Четыре тысячи четыреста (The 4400)

— Долго ещё я буду такой?

— Какой?

— Я не хочу всё знать прежде, чем оно случится... Хочу быть нормальной, как раньше.

— Ты не переживай. К тому же, как знать, кто нормальный?

— Ты.

— Открыть тебе тайну? Нормальные, вроде меня, мечтают стать необычными, как ты.

Конец одного путешествия всегда является началом другого. Перемены всегда сложны и они не обходятся без жертв. Эти жертвы тяжелы, но нельзя позволить им поколебать нас. Завтрашний день — это тайна и мы можем только встретить его со всей смелостью.

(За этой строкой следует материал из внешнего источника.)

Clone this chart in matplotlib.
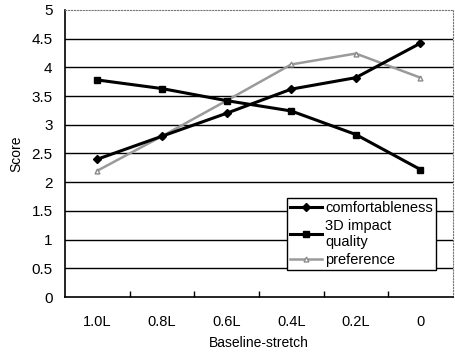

Мы двигаемся вперёд, только вперёд — к тому, что будет дальше. Мы делаем выбор, принимаем решения и нам остаётся только жить и надеяться.

Мы позволили правительству называть наше движение революционным. Революции разделяют людей, нарушают порядок, внушают страх, а религии... религии объединяют.

— Некоторым из нас лучше быть в одиночестве...

— Никому не лучше быть в одиночестве, а кто так думает — обманывает себя.

— Я журналистка и отвечаю только перед зрителями!

— Не прикрывайтесь свободой печати! Вы занимаетесь не журналистикой, вы кричите «Пожар!» в набитом автобусе.

— Джордан Кольер открыто выступил против правительства, захватил часть территории Соединённых Штатов, объявил себя вне закона. И что прикажете с ним делать? Вытирать ему сопли, читать книжку на ночь?

— И что? Нет другого выбора? Либо вечерняя сказка, либо пуля в голову?

— Твоя тётя тоже виновата. И она это знает.

— Она совершила ошибку, но разве не эта задача семьи — прощать тех, кто ошибается.

— Дело не в моём прощении, ей не место рядом с тобой.

— У нас и так небольшая семья, мы не можем выгонять людей, даже если они сглупили.